- Born: 23 December 1992 Ponorogo, East Java, Indonesia
- Died: 22 December 2018 (aged 25) Tanjung Lesung, Pandeglang, Banten, Indonesia
- Cause of death: Sunda Strait tsunami
- Occupations: Actress, presenter
- Spouse: Riefian Fajarsyah (m. 2016)

= Dylan Sahara =

Indonesian actress (1992–2018)

Dylan Sahara (23 December 1992 – 22 December 2018) was an Indonesian television actress and presenter. In 2016, she married Indonesian vocalist Riefian Fajarsyah who was a member of the Seventeen pop band. She died on 22 December 2018 during the Sunda Strait tsunami, a day short of her 26th birthday, as she attended the stage performed by the band Seventeen in event held by Perusahaan Listrik Negara (PLN) when the tsunami hit. She was survived by Fajarsyah, who was also the sole survivor of the Seventeen group which was washed out by tidal waves.
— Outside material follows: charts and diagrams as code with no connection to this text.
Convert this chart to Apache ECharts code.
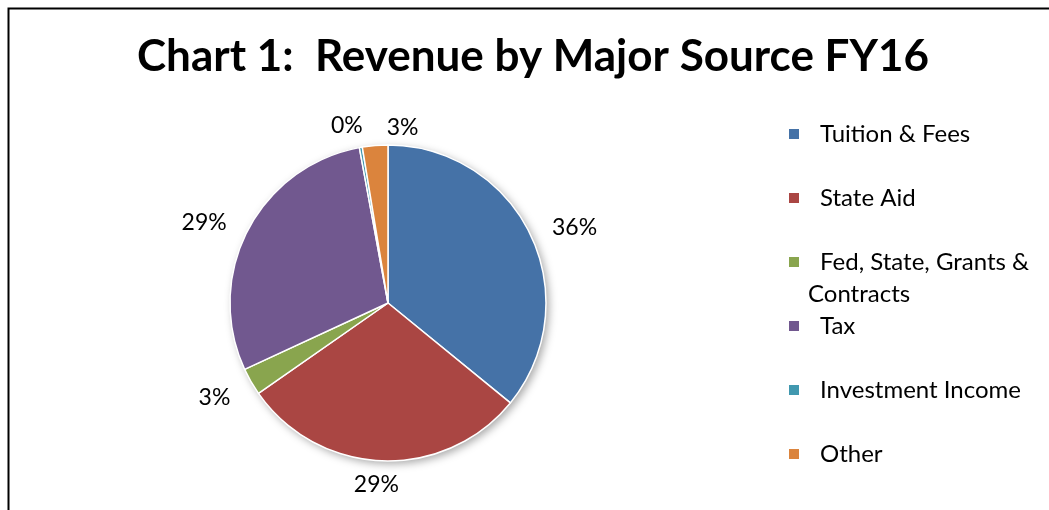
<!DOCTYPE html>
<html>
<head>
<meta charset="utf-8">
<script src="https://cdn.jsdelivr.net/npm/echarts@6/dist/echarts.min.js"></script>
<style>
  html, body { margin: 0; padding: 0; background: #fff; }
  #chart { width: 1049px; height: 510px; }
</style>
</head>
<body>
<div id="chart"></div>
<script>
// Revenue shares by major source, FY16 (percent of total)
const sources = ['Tuition & Fees', 'State Aid', 'Fed, State, Grants & Contracts', 'Tax', 'Investment Income', 'Other'];
const shares = [35.9, 29.4, 2.8, 29.0, 0.3, 2.6];
const sliceColors = ['#4572A7', '#AA4643', '#89A54E', '#71588F', '#4198AF', '#DB843D'];
const titleText = 'Chart 1:  Revenue by Major Source FY16';

const FONT = 'Lato';
const LEGEND_SIZE = 24;

const chart = echarts.init(document.getElementById('chart'), null, { renderer: 'canvas' });

// each legend entry is three 32px lines so the marker sits on the first text line
const legendLabel = function (name) {
  if (name === 'Fed, State, Grants & Contracts') {
    return '{b| }\n{p|Fed, State, Grants &}\n{n|Contracts}';
  }
  return '{b| }\n{p|' + name + '}\n{b| }';
};

const option = {
  backgroundColor: '#ffffff',
  animation: false,
  color: sliceColors,
  title: {
    text: titleText,
    left: 137,
    top: 35,
    padding: 0,
    textStyle: { fontFamily: FONT, fontWeight: 'bold', fontSize: 44, color: '#000' }
  },
  legend: {
    orient: 'vertical',
    left: 787,
    top: 86,
    padding: 0,
    itemGap: -32,
    itemWidth: 12,
    itemHeight: 12,
    icon: 'rect',
    selectedMode: false,
    data: sources,
    formatter: legendLabel,
    textStyle: {
      fontFamily: FONT,
      fontSize: LEGEND_SIZE,
      color: '#000',
      lineHeight: 32,
      rich: {
        b: { fontFamily: FONT, fontSize: LEGEND_SIZE, lineHeight: 32 },
        p: { fontFamily: FONT, fontSize: LEGEND_SIZE, lineHeight: 32, color: '#000', padding: [0, 0, 0, 15] },
        n: { fontFamily: FONT, fontSize: LEGEND_SIZE, lineHeight: 32, color: '#000', padding: [0, 0, 0, 3] }
      }
    }
  },
  graphic: [{
    type: 'rect',
    left: 6,
    top: 6,
    shape: { x: 0, y: 0, width: 1200, height: 700 },
    style: { fill: 'none', stroke: '#000', lineWidth: 2 },
    silent: true
  }],
  series: [
    {
      // soft drop shadow under the whole pie
      type: 'pie',
      name: 'shadow',
      center: [388, 303],
      radius: [0, 158],
      silent: true,
      z: 1,
      label: { show: false },
      labelLine: { show: false },
      data: [{
        value: shares.reduce((a, b) => a + b, 0),
        name: 'total',
        itemStyle: {
          color: '#ffffff',
          shadowBlur: 8,
          shadowOffsetX: 3,
          shadowOffsetY: 3,
          shadowColor: 'rgba(0,0,0,0.35)'
        }
      }]
    },
    {
      type: 'pie',
      name: 'Revenue',
      center: [388, 303],
      radius: [0, 158],
      startAngle: 90,
      clockwise: true,
      z: 2,
      percentPrecision: 0,
      avoidLabelOverlap: false,
      itemStyle: { borderColor: '#ffffff', borderWidth: 1.5 },
      label: {
        show: true,
        position: 'outside',
        formatter: '{d}%',
        fontFamily: FONT,
        fontSize: 23,
        color: '#000'
      },
      labelLine: { show: false, length: 18, length2: 0 },
      emphasis: { disabled: true },
      labelLayout: function (params) {
        if (params.dataIndex === 1) return { align: 'center', dy: 6 };
        if (params.dataIndex === 2) return { dy: 7 };
        if (params.dataIndex === 4) return { dx: 10, dy: -4 };
        if (params.dataIndex === 5) return { align: 'left', dx: 18 };
        return {};
      },
      data: sources.map((name, i) => ({ name: name, value: shares[i] }))
    }
  ]
};

chart.setOption(option);
</script>
</body>
</html>
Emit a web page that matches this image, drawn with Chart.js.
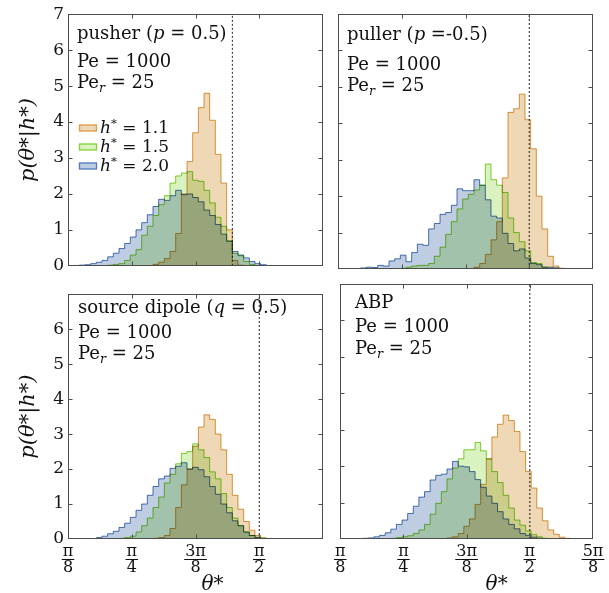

She was set to run for a seat in the People's Representative Council in the 2019 Indonesian legislative election for the Great Indonesia Movement Party (Gerindra).

==Death==
The pop band Seventeen was performing at an event held by state electric company PLN at the Tanjung Lesung resort near the shore of Tanjung Lesung beach when an eruption from Anak Krakatau caused a tsunami that struck the stage from behind, at around 9:30 pm local time. Along with drummer Windu Andi Darmawan and guitarist Herman Sikumbang, she was recorded as missing after the tsunami. All three were later found dead. Shortly thereafter, her widower, Ifan, the only surviving member, announced his solo career.